/---

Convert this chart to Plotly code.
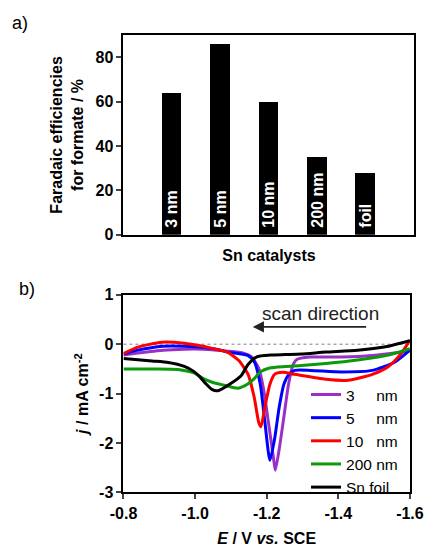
import plotly.graph_objects as go

# ---------- Panel a data ----------
catalysts = ["3 nm", "5 nm", "10 nm", "200 nm", "foil"]
fe_formate = [64, 86, 60, 35, 28]
fe_ticks = [0, 20, 40, 60, 80]

# ---------- Panel b data (LSV curves) ----------
E_3nm = [-0.80, -0.84, -0.91, -0.97, -1.02, -1.06, -1.09, -1.135, -1.157, -1.178, -1.192, -1.205,
         -1.218, -1.224, -1.235, -1.248, -1.261, -1.274, -1.284, -1.32, -1.41, -1.495, -1.566, -1.60]
j_3nm = [-0.22, -0.18, -0.12, -0.10, -0.10, -0.12, -0.14, -0.18, -0.25, -0.49, -0.94, -1.59,
         -2.25, -2.55, -2.12, -1.47, -0.81, -0.41, -0.31, -0.26, -0.26, -0.23, -0.17, -0.13]

E_5nm = [-0.80, -0.84, -0.91, -0.97, -1.02, -1.06, -1.09, -1.12, -1.148, -1.165, -1.182, -1.195,
         -1.209, -1.222, -1.235, -1.248, -1.261, -1.278, -1.323, -1.409, -1.495, -1.558, -1.60]
j_5nm = [-0.20, -0.12, -0.04, -0.04, -0.06, -0.10, -0.16, -0.19, -0.23, -0.35, -0.81, -1.58,
         -2.35, -1.92, -1.27, -0.81, -0.62, -0.53, -0.53, -0.56, -0.53, -0.36, -0.12]

E_10nm = [-0.80, -0.84, -0.907, -0.97, -1.022, -1.056, -1.09, -1.122, -1.148, -1.165, -1.178, -1.184,
          -1.195, -1.209, -1.222, -1.244, -1.278, -1.365, -1.427, -1.495, -1.54, -1.574, -1.60]
j_10nm = [-0.19, -0.06, 0.04, 0.02, -0.04, -0.10, -0.16, -0.33, -0.61, -1.07, -1.59, -1.67,
          -1.27, -0.81, -0.61, -0.57, -0.61, -0.71, -0.73, -0.61, -0.45, -0.20, 0.08]

E_200nm = [-0.80, -0.88, -0.952, -0.996, -1.022, -1.048, -1.082, -1.12, -1.148, -1.166, -1.182,
           -1.208, -1.252, -1.297, -1.365, -1.454, -1.54, -1.60]
j_200nm = [-0.50, -0.50, -0.51, -0.58, -0.69, -0.77, -0.83, -0.89, -0.80, -0.69, -0.56,
           -0.48, -0.45, -0.43, -0.39, -0.32, -0.22, -0.09]

E_foil = [-0.80, -0.88, -0.925, -0.97, -0.996, -1.012, -1.03, -1.048, -1.064, -1.09, -1.127,
          -1.148, -1.174, -1.21, -1.252, -1.297, -1.365, -1.454, -1.54, -1.60]
j_foil = [-0.29, -0.34, -0.37, -0.45, -0.55, -0.65, -0.80, -0.92, -0.94, -0.84, -0.65,
          -0.41, -0.25, -0.22, -0.21, -0.20, -0.16, -0.12, -0.04, 0.07]

E_ticks = [-0.8, -1.0, -1.2, -1.4, -1.6]
E_ticktext = ["-0.8", "-1.0", "-1.2", "-1.4", "-1.6"]
j_ticks = [-3, -2, -1, 0, 1]
j_ticktext = ["-3", "-2", "-1", "0", "1"]

NB = "\u00a0"
series = [
    ("3" + NB * 5 + "nm", E_3nm, j_3nm, "#9b30c8"),
    ("5" + NB * 5 + "nm", E_5nm, j_5nm, "#0000ff"),
    ("10" + NB * 3 + "nm", E_10nm, j_10nm, "#ff0000"),
    ("200 nm", E_200nm, j_200nm, "#0a9a0a"),
    ("Sn foil", E_foil, j_foil, "#000000"),
]

FONT = "Liberation Sans, Arial, sans-serif"

fig = go.Figure()

fig.add_trace(go.Bar(
    x=catalysts, y=fe_formate, width=0.41,
    marker=dict(color="black", line=dict(width=0)),
    text=[NB + c for c in catalysts], textposition="inside", insidetextanchor="start",
    textangle=-90, constraintext="none",
    textfont=dict(family=FONT, size=16, color="white", weight="bold"),
    xaxis="x", yaxis="y", showlegend=False, hoverinfo="skip",
))

for name, E, j, col in series:
    fig.add_trace(go.Scatter(
        x=E, y=j, mode="lines", name=name,
        line=dict(color=col, width=3, shape="spline", smoothing=0.6),
        xaxis="x2", yaxis="y2",
    ))

axis_common = dict(showline=True, linecolor="black", linewidth=2, mirror=True,
                   showgrid=False, zeroline=False,
                   tickfont=dict(family=FONT, size=16, color="black", weight="bold"))

fig.update_layout(
    width=437, height=547,
    margin=dict(l=0, r=0, t=0, b=0),
    paper_bgcolor="white", plot_bgcolor="white",
    font=dict(family=FONT, color="black"),
    bargap=0,
    xaxis=dict(domain=[0.2677, 0.979], anchor="y", range=[-1, 5],
               showticklabels=False, ticks="",
               title=dict(text="<b>Sn catalysts</b>", font=dict(size=16), standoff=14),
               **axis_common),
    yaxis=dict(domain=[0.5722, 0.9488], anchor="x", range=[0, 90],
               tickvals=fe_ticks, ticks="outside", ticklen=5, tickwidth=2,
               title=dict(text="<b>Faradaic efficiencies<br>for formate / %</b>",
                          font=dict(size=16), standoff=8),
               **axis_common),
    xaxis2=dict(domain=[0.2677, 0.968], anchor="y2", range=[-0.8, -1.6],
                tickvals=E_ticks, ticktext=E_ticktext, ticks="outside", ticklen=5, tickwidth=2,
                title=dict(text="<b><i>E</i> / V <i>vs.</i> SCE</b>", font=dict(size=16), standoff=13),
                **axis_common),
    yaxis2=dict(domain=[0.0859, 0.4589], anchor="x2", range=[-3, 1],
                tickvals=j_ticks, ticktext=j_ticktext, ticks="outside", ticklen=5, tickwidth=2,
                title=dict(text="<b><i>j</i> / mA cm<sup>-2</sup></b>", font=dict(size=16), standoff=6),
                **axis_common),
    legend=dict(x=0.714, y=0.302, xanchor="left", yanchor="top",
                font=dict(family=FONT, size=15.5, color="black"),
                bgcolor="rgba(0,0,0,0)", borderwidth=0, tracegroupgap=0),
    shapes=[dict(type="line", xref="x2 domain", yref="y2", x0=0, x1=1, y0=0, y1=0,
                 line=dict(color="gray", width=1, dash="dot"), layer="below")],
    annotations=[
        dict(text="a)", xref="paper", yref="paper", x=-4 / 437, y=1 - 15 / 547,
             xanchor="left", yanchor="middle", showarrow=False,
             font=dict(family=FONT, size=18, color="black")),
        dict(text="b)", xref="paper", yref="paper", x=3 / 437, y=1 - 290 / 547,
             xanchor="left", yanchor="middle", showarrow=False,
             font=dict(family=FONT, size=18, color="black")),
        dict(text="scan direction", xref="x2", yref="y2", x=-1.35, y=0.63,
             showarrow=False, font=dict(family=FONT, size=19, color="#222222")),
        dict(text="", xref="x2", yref="y2", x=-1.161, y=0.35,
             axref="x2", ayref="y2", ax=-1.482, ay=0.35,
             showarrow=True, arrowhead=2, arrowsize=1.4, arrowwidth=1.6, arrowcolor="#222222"),
    ],
)

fig.write_html("out.html")
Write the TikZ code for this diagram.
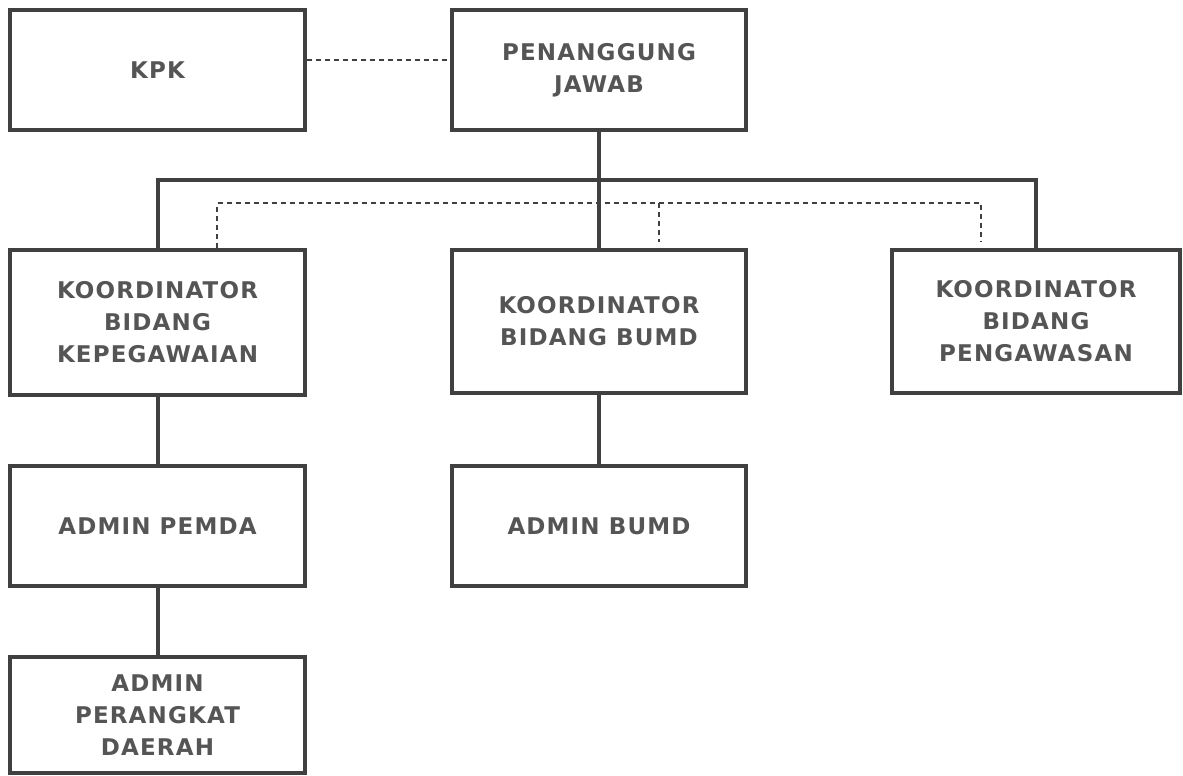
\documentclass[tikz,border=0pt]{standalone}
\usepackage{fontspec}
\setmainfont{DejaVu Sans}[BoldFont={DejaVu Sans Bold}]
\newfontfamily\boxfont{DejaVu Sans Bold}[LetterSpace=5]
\definecolor{linegray}{HTML}{404040}
\definecolor{textgray}{HTML}{555555}
\begin{document}
\begin{tikzpicture}[x=1pt,y=-1pt,
  orgbox/.style={draw=linegray,line width=4pt,rectangle,inner sep=0pt,align=center,
    text=textgray,font=\boxfont\fontsize{23}{32}\selectfont},
  solidline/.style={draw=linegray,line width=4pt},
  dotline/.style={draw=linegray,line width=2pt,dash pattern=on 5pt off 4pt}]
\useasboundingbox (0,0) rectangle (1183,776);
\node[orgbox,minimum width=295pt,minimum height=120pt] (kpk) at (157.5,70) {KPK};
\node[orgbox,minimum width=294pt,minimum height=120pt] (pj) at (599,70) {PENANGGUNG\\JAWAB};
\node[orgbox,minimum width=295pt,minimum height=145pt] (kb) at (157.5,322) {KOORDINATOR\\BIDANG\\KEPEGAWAIAN};
\node[orgbox,minimum width=294pt,minimum height=143pt] (km) at (599,321.5) {KOORDINATOR\\BIDANG BUMD};
\node[orgbox,minimum width=288pt,minimum height=143pt] (kp) at (1036,321.5) {KOORDINATOR\\BIDANG\\PENGAWASAN};
\node[orgbox,minimum width=295pt,minimum height=120pt] (ap) at (157.5,526) {ADMIN PEMDA};
\node[orgbox,minimum width=294pt,minimum height=120pt] (ab) at (599,526) {ADMIN BUMD};
\node[orgbox,minimum width=295pt,minimum height=116pt] (apd) at (157.5,715) {ADMIN\\PERANGKAT\\DAERAH};
\coordinate (bus) at (599,180);
\coordinate (dl) at (217,203);
\coordinate (dm) at (659,203);
\coordinate (dmend) at (659,242);
\coordinate (dr) at (981,203);
\coordinate (drend) at (981,242);
\draw[dotline] (kpk.east |- 0,60) -- (pj.west |- 0,60);
\draw[solidline] (pj.south) -- (km.north);
\draw[solidline] (kb.north) |- (bus) -| (kp.north);
\draw[dotline] (kb.north -| dl) -- (dl) -- (dr) -- (drend);
\draw[dotline] (dm) -- (dmend);
\draw[solidline] (kb.south) -- (ap.north);
\draw[solidline] (ap.south) -- (apd.north);
\draw[solidline] (km.south) -- (ab.north);
\end{tikzpicture}
\end{document}
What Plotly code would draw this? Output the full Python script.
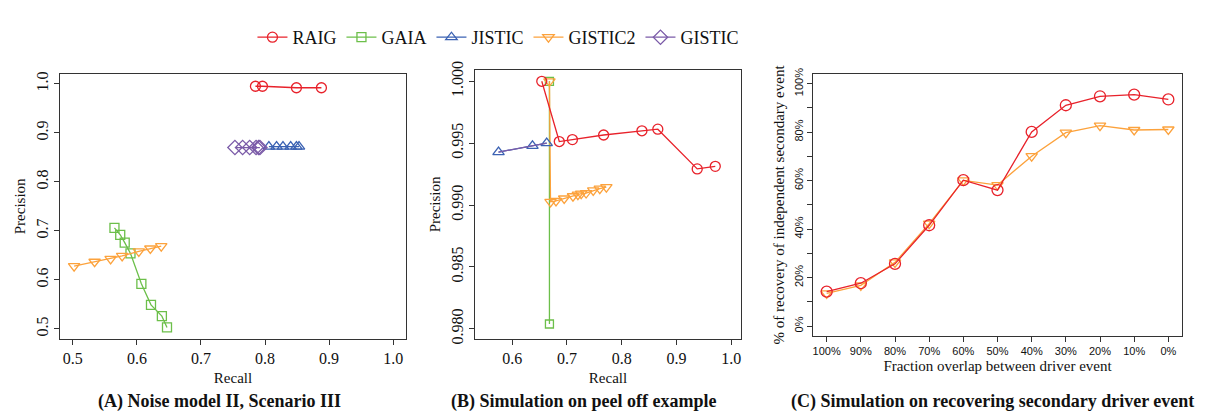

\---

Restate word for word every line from the top of the entries above to the line with "fe_ticks = [0, 20, 40, 60, 80]", inclusive, and skip any pictures.

--- FINISHED ANSWER ---
Convert this chart to Plotly code.
import plotly.graph_objects as go

# ---------- Panel a data ----------
catalysts = ["3 nm", "5 nm", "10 nm", "200 nm", "foil"]
fe_formate = [64, 86, 60, 35, 28]
fe_ticks = [0, 20, 40, 60, 80]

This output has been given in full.